Barbarians at the gate? Karl Lagerfeld imagined not Wall Street beasts (relevant though they would be right about now), but the strong types of the Middle Ages. He turned the house of Fendi into a medieval manor with a power trip of a collection full of chic savages decked in extraordinary furs and skins, as well as modern crusaders turned out like lovely, latter-day Joans of Arc.

 

Things started out dark and intense with a black series of peak-shouldered outerwear and faux-distressed looks, such as a high-waisted bubble skirt worn with a T-shirt fitted with a yoke of leather that trailed off the back like the military garb of the old ages. That recurring theme played out in molded leather bustiers worn over draped knit dresses, some hooded, as well as in the accessories, namely leather wrist warmers and knee-high boots cut out across the arch of the foot.
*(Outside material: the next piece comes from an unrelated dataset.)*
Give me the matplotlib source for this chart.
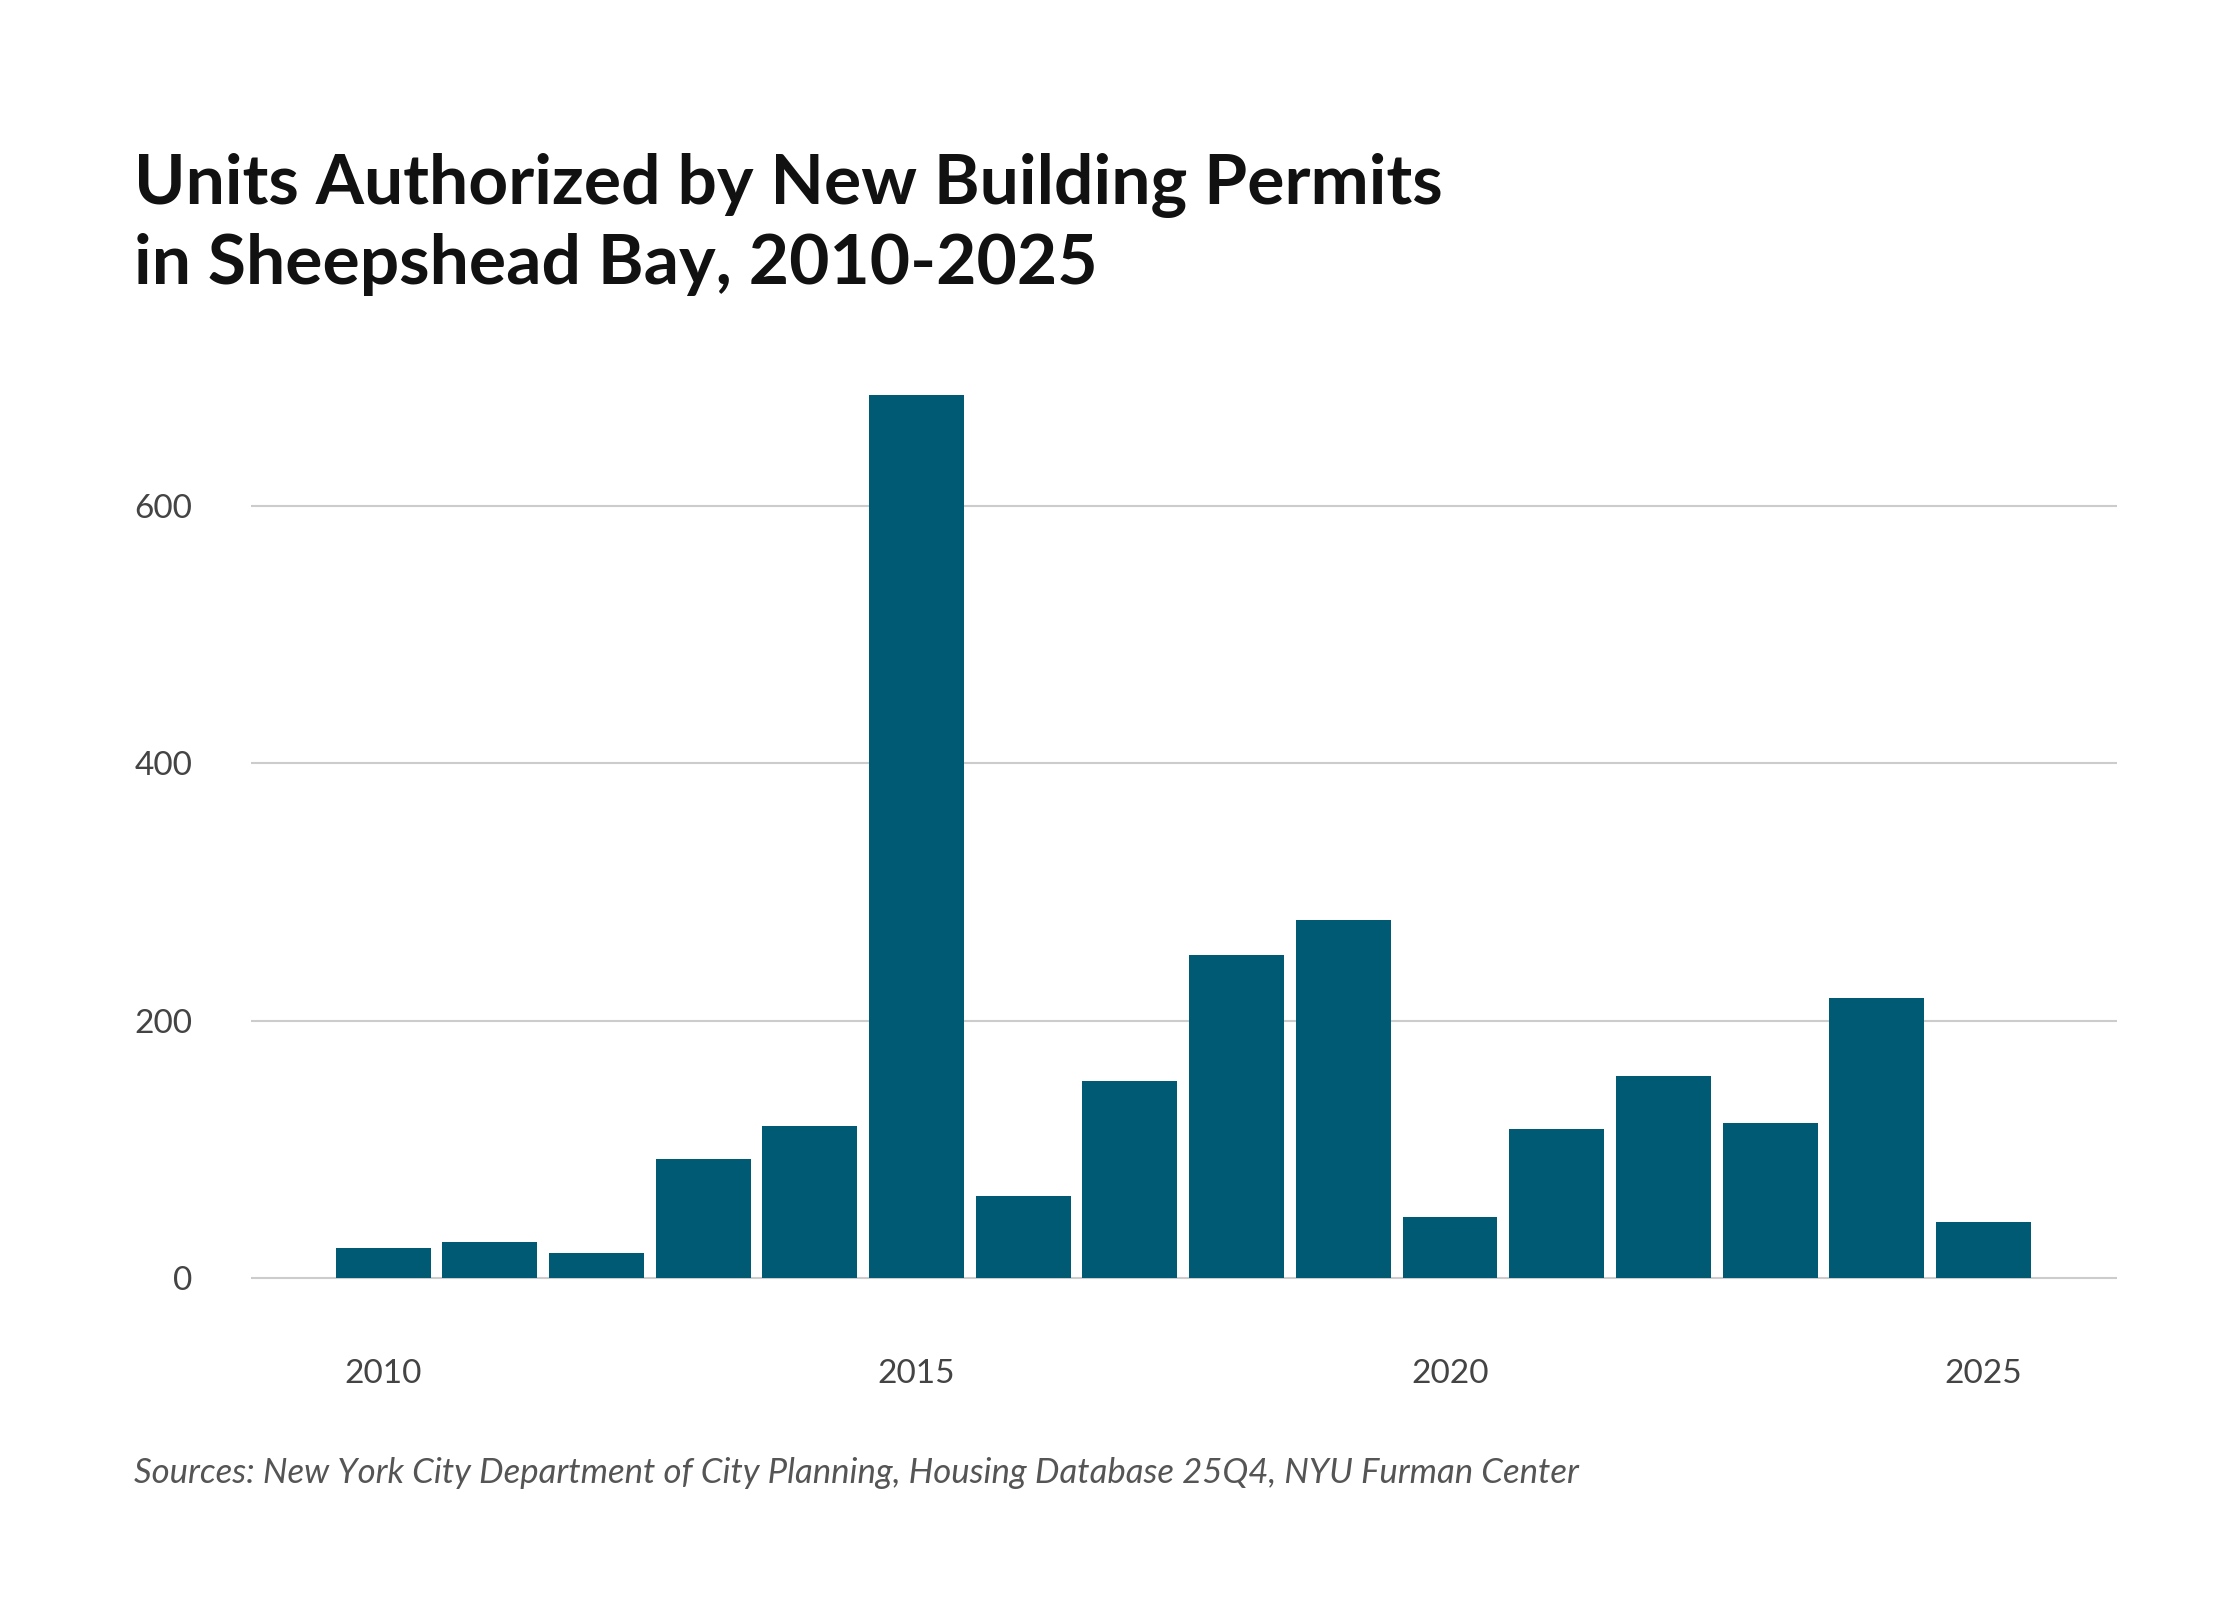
import matplotlib.pyplot as plt

years = list(range(2010, 2026))
units = [24, 28, 20, 93, 118, 686, 64, 153, 251, 278, 48, 116, 157, 121, 218, 44]
xticks = [2010, 2015, 2020, 2025]
yticks = [0, 200, 400, 600]

plt.rcParams['font.family'] = ['Lato', 'DejaVu Sans']

fig = plt.figure(figsize=(22.4, 16), dpi=100)
ax = fig.add_axes([0.112, 0.1575, 0.833, 0.607])
ax.bar(years, units, width=0.89, color='#005a74', zorder=3)
ax.set_xlim(2008.76, 2026.25)
ax.set_ylim(-54, 700)
ax.set_yticks(yticks)
ax.set_xticks(xticks)
ax.grid(axis='y', color='#cccccc', linewidth=1.5, zorder=0)
for s in ax.spines.values():
    s.set_visible(False)
ax.tick_params(length=0, labelsize=24, colors='#444444')
ax.tick_params(axis='x', pad=8)
ax.tick_params(axis='y', pad=42)

fig.text(0.06, 0.815, "Units Authorized by New Building Permits\nin Sheepshead Bay, 2010-2025",
         fontsize=50, fontweight='bold', color='#111111', linespacing=1.3, va='bottom')
fig.text(0.06, 0.073, "Sources: New York City Department of City Planning, Housing Database 25Q4, NYU Furman Center",
         fontsize=25, style='italic', color='#555555')

fig.savefig('out.png', dpi=100)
Lest it get too armored and monastic, Lagerfeld softened things up with more romantic fare, such as a few terrific velvet dresses, either plain or draped to simple perfection in crimson red.

 

If such a primitive motif seems antithetical to Fendi’s cutting-edge principles, this was absolutely a high-tech mission in disguise. Any rough-around-the-edges effects — and there were plenty by way of shredded hems and raw edges — were intended as part of the illusion. Consider the artfully untamed furs. There was reversible shearling, 18-karat white gold mink and a gorgeous sable that seamlessly degraded into silver fox. It was a remarkable construction, fit for an urban warrior.